Data extract:
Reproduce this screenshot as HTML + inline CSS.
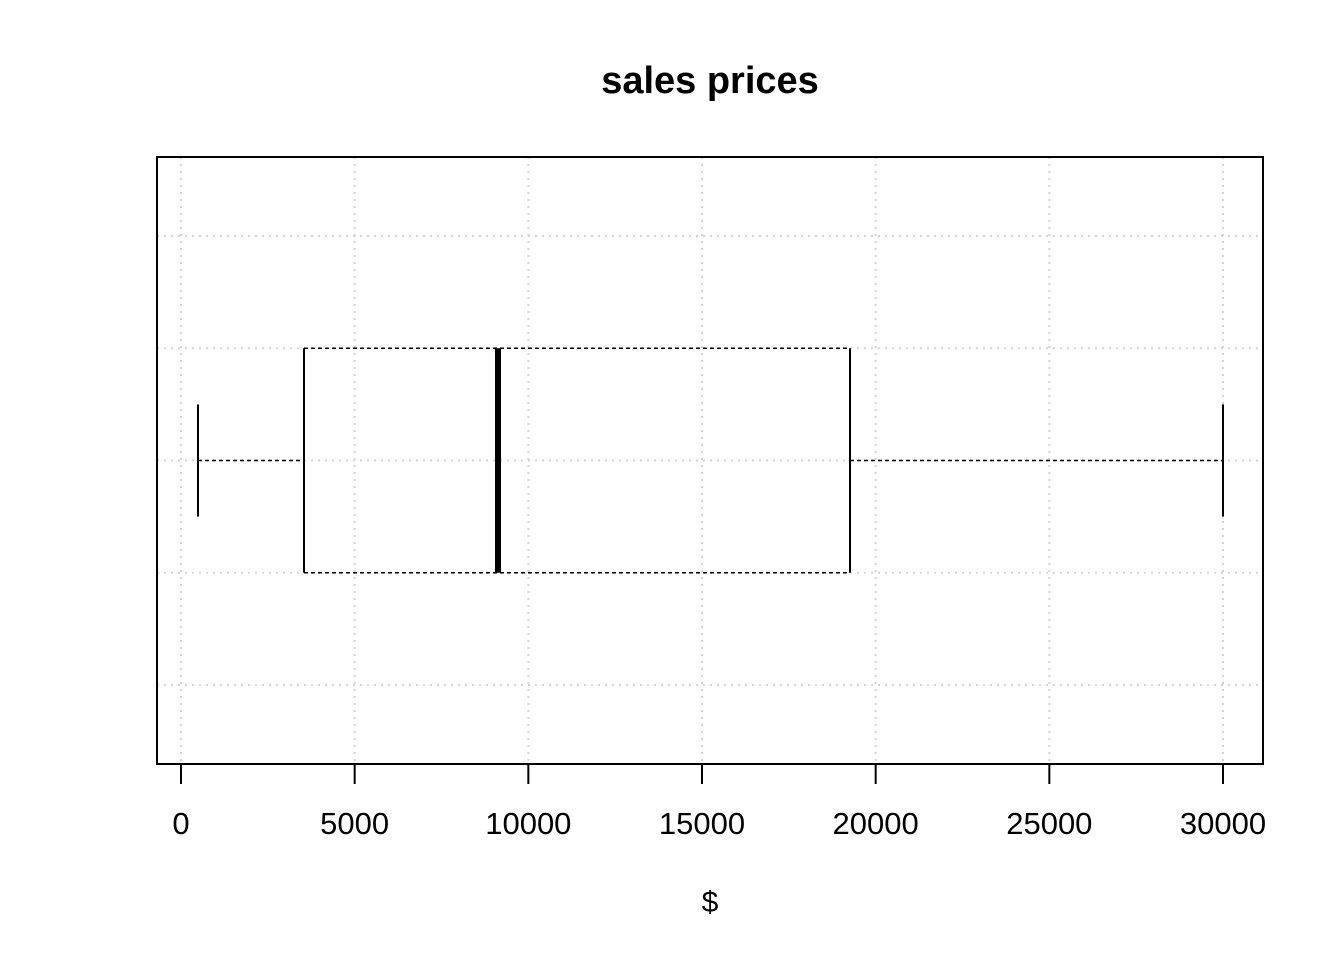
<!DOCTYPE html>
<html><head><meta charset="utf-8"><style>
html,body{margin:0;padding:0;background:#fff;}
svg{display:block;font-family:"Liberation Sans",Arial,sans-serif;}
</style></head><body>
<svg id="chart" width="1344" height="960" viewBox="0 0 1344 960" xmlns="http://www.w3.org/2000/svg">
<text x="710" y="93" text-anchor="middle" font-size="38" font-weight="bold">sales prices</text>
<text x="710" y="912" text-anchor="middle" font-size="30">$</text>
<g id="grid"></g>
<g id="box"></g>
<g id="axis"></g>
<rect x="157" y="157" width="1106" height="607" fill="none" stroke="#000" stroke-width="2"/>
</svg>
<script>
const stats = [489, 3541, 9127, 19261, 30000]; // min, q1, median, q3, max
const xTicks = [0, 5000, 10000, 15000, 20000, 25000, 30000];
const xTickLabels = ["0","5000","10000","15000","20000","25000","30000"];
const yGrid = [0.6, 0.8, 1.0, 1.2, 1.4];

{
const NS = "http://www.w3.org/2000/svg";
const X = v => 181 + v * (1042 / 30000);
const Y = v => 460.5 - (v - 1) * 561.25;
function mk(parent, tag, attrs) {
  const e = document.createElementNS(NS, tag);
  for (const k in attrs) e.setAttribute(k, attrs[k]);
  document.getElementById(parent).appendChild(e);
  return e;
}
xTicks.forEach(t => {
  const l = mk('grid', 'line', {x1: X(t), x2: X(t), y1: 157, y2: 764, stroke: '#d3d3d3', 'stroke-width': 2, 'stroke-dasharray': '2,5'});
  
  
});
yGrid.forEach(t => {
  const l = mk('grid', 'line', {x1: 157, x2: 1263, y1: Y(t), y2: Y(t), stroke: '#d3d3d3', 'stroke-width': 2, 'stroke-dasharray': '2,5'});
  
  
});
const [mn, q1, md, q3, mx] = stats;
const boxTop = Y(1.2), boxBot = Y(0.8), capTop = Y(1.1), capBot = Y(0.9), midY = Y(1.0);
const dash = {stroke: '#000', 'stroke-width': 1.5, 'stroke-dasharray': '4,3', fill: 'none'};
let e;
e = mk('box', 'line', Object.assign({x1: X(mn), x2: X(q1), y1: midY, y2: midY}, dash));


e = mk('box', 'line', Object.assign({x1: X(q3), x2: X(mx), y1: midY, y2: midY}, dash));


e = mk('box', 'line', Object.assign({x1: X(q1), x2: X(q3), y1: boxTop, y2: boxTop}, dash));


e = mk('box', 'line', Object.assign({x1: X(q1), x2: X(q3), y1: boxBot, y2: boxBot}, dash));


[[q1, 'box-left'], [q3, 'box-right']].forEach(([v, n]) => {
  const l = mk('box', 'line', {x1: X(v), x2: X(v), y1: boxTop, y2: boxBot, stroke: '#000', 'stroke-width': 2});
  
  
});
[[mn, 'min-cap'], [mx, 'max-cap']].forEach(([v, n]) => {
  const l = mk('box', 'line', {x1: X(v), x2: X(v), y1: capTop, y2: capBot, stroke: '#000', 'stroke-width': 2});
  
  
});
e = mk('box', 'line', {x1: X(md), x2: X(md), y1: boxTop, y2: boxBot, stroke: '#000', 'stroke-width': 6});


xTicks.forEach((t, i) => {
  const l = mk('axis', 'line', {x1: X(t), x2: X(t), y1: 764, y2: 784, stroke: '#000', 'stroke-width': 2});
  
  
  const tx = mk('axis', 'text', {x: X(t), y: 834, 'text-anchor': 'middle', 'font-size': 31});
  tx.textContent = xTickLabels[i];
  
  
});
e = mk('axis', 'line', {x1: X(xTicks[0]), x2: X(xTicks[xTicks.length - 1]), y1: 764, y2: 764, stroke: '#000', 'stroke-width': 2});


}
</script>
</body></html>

What to work on:
Pictures are to be left out; repeat all the remaining data exactly.

Exercise response:
Reproduce this screenshot as HTML + inline CSS.
<!DOCTYPE html>
<html><head><meta charset="utf-8"><style>
html,body{margin:0;padding:0;background:#fff;}
svg{display:block;font-family:"Liberation Sans",Arial,sans-serif;}
</style></head><body>
<svg id="chart" width="1344" height="960" viewBox="0 0 1344 960" xmlns="http://www.w3.org/2000/svg">
<text x="710" y="93" text-anchor="middle" font-size="38" font-weight="bold">sales prices</text>
<text x="710" y="912" text-anchor="middle" font-size="30">$</text>
<g id="grid"></g>
<g id="box"></g>
<g id="axis"></g>
<rect x="157" y="157" width="1106" height="607" fill="none" stroke="#000" stroke-width="2"/>
</svg>
<script>
const stats = [489, 3541, 9127, 19261, 30000]; // min, q1, median, q3, max
const xTicks = [0, 5000, 10000, 15000, 20000, 25000, 30000];
const xTickLabels = ["0","5000","10000","15000","20000","25000","30000"];
const yGrid = [0.6, 0.8, 1.0, 1.2, 1.4];

{
const NS = "http://www.w3.org/2000/svg";
const X = v => 181 + v * (1042 / 30000);
const Y = v => 460.5 - (v - 1) * 561.25;
function mk(parent, tag, attrs) {
  const e = document.createElementNS(NS, tag);
  for (const k in attrs) e.setAttribute(k, attrs[k]);
  document.getElementById(parent).appendChild(e);
  return e;
}
xTicks.forEach(t => {
  const l = mk('grid', 'line', {x1: X(t), x2: X(t), y1: 157, y2: 764, stroke: '#d3d3d3', 'stroke-width': 2, 'stroke-dasharray': '2,5'});
  
  
});
yGrid.forEach(t => {
  const l = mk('grid', 'line', {x1: 157, x2: 1263, y1: Y(t), y2: Y(t), stroke: '#d3d3d3', 'stroke-width': 2, 'stroke-dasharray': '2,5'});
  
  
});
const [mn, q1, md, q3, mx] = stats;
const boxTop = Y(1.2), boxBot = Y(0.8), capTop = Y(1.1), capBot = Y(0.9), midY = Y(1.0);
const dash = {stroke: '#000', 'stroke-width': 1.5, 'stroke-dasharray': '4,3', fill: 'none'};
let e;
e = mk('box', 'line', Object.assign({x1: X(mn), x2: X(q1), y1: midY, y2: midY}, dash));


e = mk('box', 'line', Object.assign({x1: X(q3), x2: X(mx), y1: midY, y2: midY}, dash));


e = mk('box', 'line', Object.assign({x1: X(q1), x2: X(q3), y1: boxTop, y2: boxTop}, dash));


e = mk('box', 'line', Object.assign({x1: X(q1), x2: X(q3), y1: boxBot, y2: boxBot}, dash));


[[q1, 'box-left'], [q3, 'box-right']].forEach(([v, n]) => {
  const l = mk('box', 'line', {x1: X(v), x2: X(v), y1: boxTop, y2: boxBot, stroke: '#000', 'stroke-width': 2});
  
  
});
[[mn, 'min-cap'], [mx, 'max-cap']].forEach(([v, n]) => {
  const l = mk('box', 'line', {x1: X(v), x2: X(v), y1: capTop, y2: capBot, stroke: '#000', 'stroke-width': 2});
  
  
});
e = mk('box', 'line', {x1: X(md), x2: X(md), y1: boxTop, y2: boxBot, stroke: '#000', 'stroke-width': 6});


xTicks.forEach((t, i) => {
  const l = mk('axis', 'line', {x1: X(t), x2: X(t), y1: 764, y2: 784, stroke: '#000', 'stroke-width': 2});
  
  
  const tx = mk('axis', 'text', {x: X(t), y: 834, 'text-anchor': 'middle', 'font-size': 31});
  tx.textContent = xTickLabels[i];
  
  
});
e = mk('axis', 'line', {x1: X(xTicks[0]), x2: X(xTicks[xTicks.length - 1]), y1: 764, y2: 764, stroke: '#000', 'stroke-width': 2});


}
</script>
</body></html>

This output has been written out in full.